Along those lines, a mask-making workshop is set for 5 p.m. to 8 p.m. Aug. 11 at Propolis Brewing, 2457 Jefferson St., Milholland said.
“Last year we scaled way back,” encouraging Port Townsend residents to bake cakes at home and “party in place” as the Cake Picnic Cadillac cruised around town.
This year it will return to its post at the tail end of the Rhody Parade. The 1978 El Dorado owned by the Krabill family will be in full flower, Miholland said, adding the parade and picnic are pretty much the car’s sole purpose these days.
“We’re doing our best to promote best practices for gathering; we’re also encouraging wild party energy and community,” with music by DJ Captain Peacock, the Unexpected Brass Band, KPTZ-FM’s Ruby Fitch and other performers still being lined up, Milholland said.
“We’ll have face painting, bubbles — it’s a family affair. Everyone’s invited.
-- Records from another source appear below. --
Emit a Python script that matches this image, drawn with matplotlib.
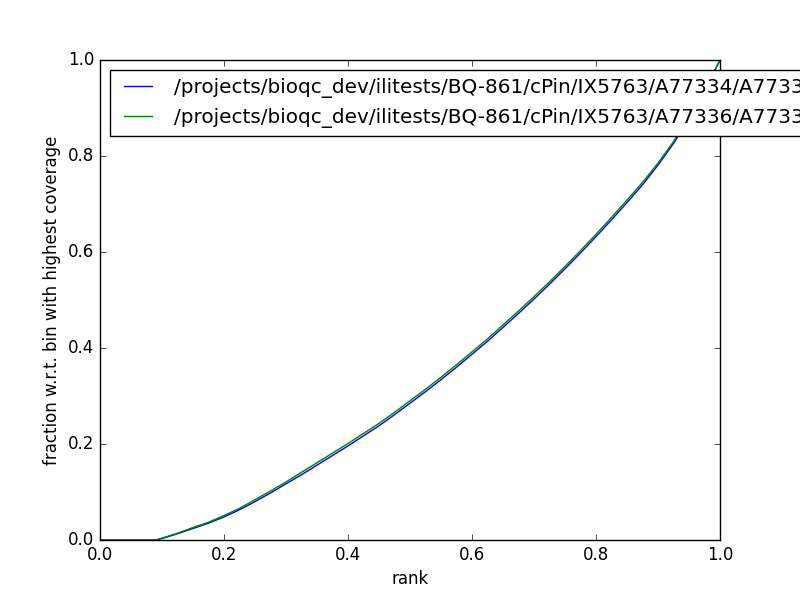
import matplotlib
matplotlib.use("Agg")
import matplotlib.pyplot as plt

plt.style.use("classic")

rank = [0.0, 0.05, 0.09, 0.1, 0.125, 0.15, 0.175, 0.2, 0.225, 0.25, 0.275, 0.3,
        0.325, 0.35, 0.375, 0.4, 0.425, 0.45, 0.475, 0.5, 0.525, 0.55, 0.575, 0.6,
        0.625, 0.65, 0.675, 0.7, 0.725, 0.75, 0.775, 0.8, 0.825, 0.85, 0.875, 0.9,
        0.925, 0.95, 0.975, 1.0]
blue_vals = [0.0, 0.0, 0.0, 0.003, 0.013, 0.024, 0.035, 0.048, 0.063, 0.080, 0.098, 0.117,
             0.136, 0.156, 0.176, 0.196, 0.217, 0.238, 0.261, 0.285, 0.309, 0.334, 0.360, 0.387,
             0.414, 0.443, 0.472, 0.502, 0.533, 0.565, 0.598, 0.632, 0.667, 0.703, 0.740, 0.781,
             0.826, 0.877, 0.935, 1.0]
green_vals = [0.0, 0.0, 0.0, 0.004, 0.014, 0.026, 0.037, 0.051, 0.066, 0.084, 0.102, 0.121,
              0.141, 0.161, 0.181, 0.201, 0.222, 0.243, 0.266, 0.290, 0.314, 0.339, 0.365, 0.392,
              0.419, 0.448, 0.477, 0.507, 0.538, 0.570, 0.603, 0.637, 0.672, 0.708, 0.745, 0.785,
              0.830, 0.880, 0.937, 1.0]
labels = ["/projects/bioqc_dev/ilitests/BQ-861/cPin/IX5763/A77334/A77334.bam",
          "/projects/bioqc_dev/ilitests/BQ-861/cPin/IX5763/A77336/A77336.bam"]

fig = plt.figure(figsize=(8, 6), dpi=100)
ax = fig.add_subplot(111)
ax.plot(rank, blue_vals, color="b", label=labels[0])
ax.plot(rank, green_vals, color="g", label=labels[1])
ax.set_xlim(0, 1)
ax.set_ylim(0, 1)
ax.set_xlabel("rank")
ax.set_ylabel("fraction w.r.t. bin with highest coverage")
ax.legend(loc="upper left")
fig.savefig("out.png", dpi=100)
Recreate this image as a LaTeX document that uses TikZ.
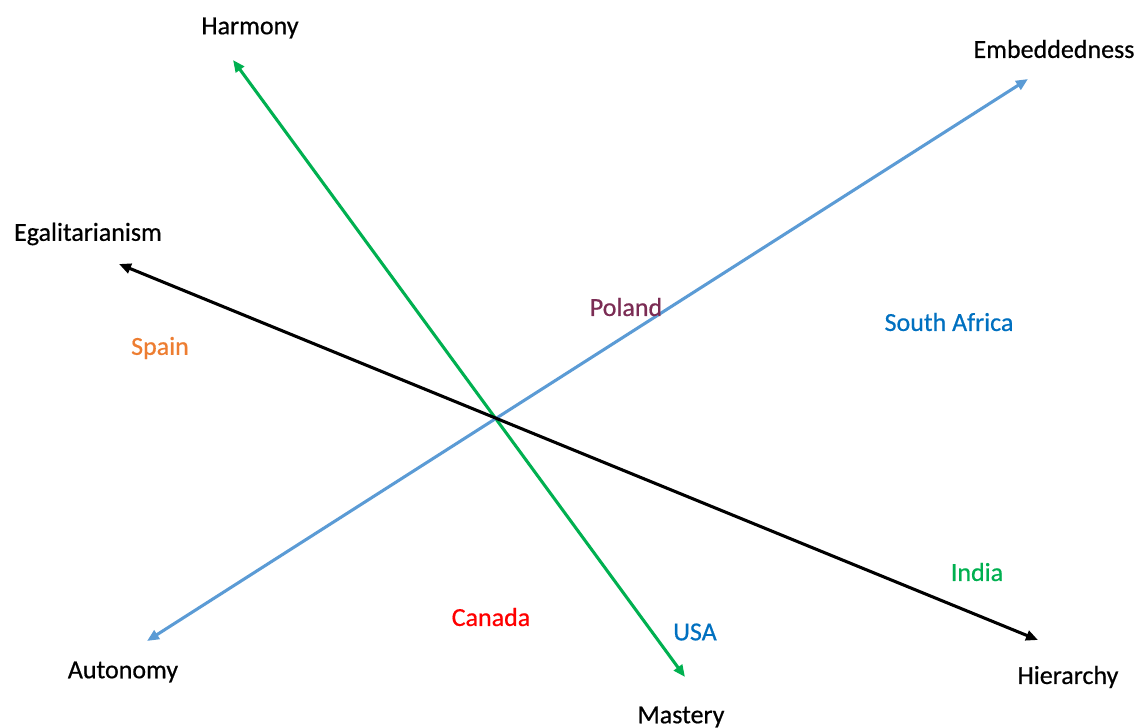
\documentclass[tikz,border=0pt]{standalone}
\usepackage{fontspec}
\setmainfont{Carlito}
\newfontface\labelface[FakeBold=0.6]{Carlito}
\usetikzlibrary{arrows.meta}
\definecolor{axgreen}{HTML}{00B050}
\definecolor{axblue}{HTML}{5B9BD5}
\definecolor{cblue}{HTML}{0070C0}
\definecolor{corange}{HTML}{ED7D31}
\definecolor{cpurple}{HTML}{7B2C54}
\definecolor{cred}{HTML}{FF0000}
\begin{document}
\begin{tikzpicture}[x=0.75pt,y=-0.75pt,
  pole/.style={font=\labelface\fontsize{19.5}{22}\selectfont, text=black, inner sep=0pt},
  country/.style={font=\labelface\fontsize{19.5}{22}\selectfont, inner sep=0pt},
  axis/.style={line width=2.3pt, {Triangle[length=9pt,width=7.5pt]}-{Triangle[length=9pt,width=7.5pt]}}]
\useasboundingbox (0,0) rectangle (1139,728);

% value poles
\node[pole] (harmony) at (250,28) {Harmony};
\node[pole] (mastery) at (681,717) {Mastery};
\node[pole] (embed) at (1054,49) {Embeddedness};
\node[pole] (auton) at (123,672) {Autonomy};
\node[pole] (egal) at (88,234) {Egalitarianism};
\node[pole] (hier) at (1068,677) {Hierarchy};

% axis end points
\coordinate (hTip) at (233,60);
\coordinate (mTip) at (685,677);
\coordinate (eTip) at (1028,79);
\coordinate (aTip) at (147,641);
\coordinate (gTip) at (119,264);
\coordinate (rTip) at (1038,640);

% the three axes
\draw[axis, axgreen] (mTip) -- (hTip);
\draw[axis, axblue] (aTip) -- (eTip);
\draw[axis, black] (gTip) -- (rTip);

% countries
\node[country, text=corange] (spain) at (160,348) {Spain};
\node[country, text=cpurple] (poland) at (626,307) {Poland};
\node[country, text=cblue] (safrica) at (949,322) {South Africa};
\node[country, text=axgreen] (india) at (977,572) {India};
\node[country, text=cred] (canada) at (491,617) {Canada};
\node[country, text=cblue] (usa) at (695,632) {USA};
\end{tikzpicture}
\end{document}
Elders, youth, everybody,” as the 2021 picnic will spread out on Pope Marine Plaza, he said, for a larger footprint than in past years.
The free Cake Picnic happens thanks to the volunteer bakers, donations from the public and, Milholland noted, a Spark Joy grant from the Jefferson Community Foundation’s Better Living through Giving circle.
“We want to do a community portrait as a closing ceremony,” he said.
With no carnival, Morris added, the parade and the Cake Picnic are the only Rhody Festival events possible in 2021. The carnival provides revenue for the festival, so the organizing committee — a slimmed-down group — has put together just the parade.
“We’re lucky we’re getting to do that,” Morris said, since the following week, Rhody Queen Seebergoss will head off to college.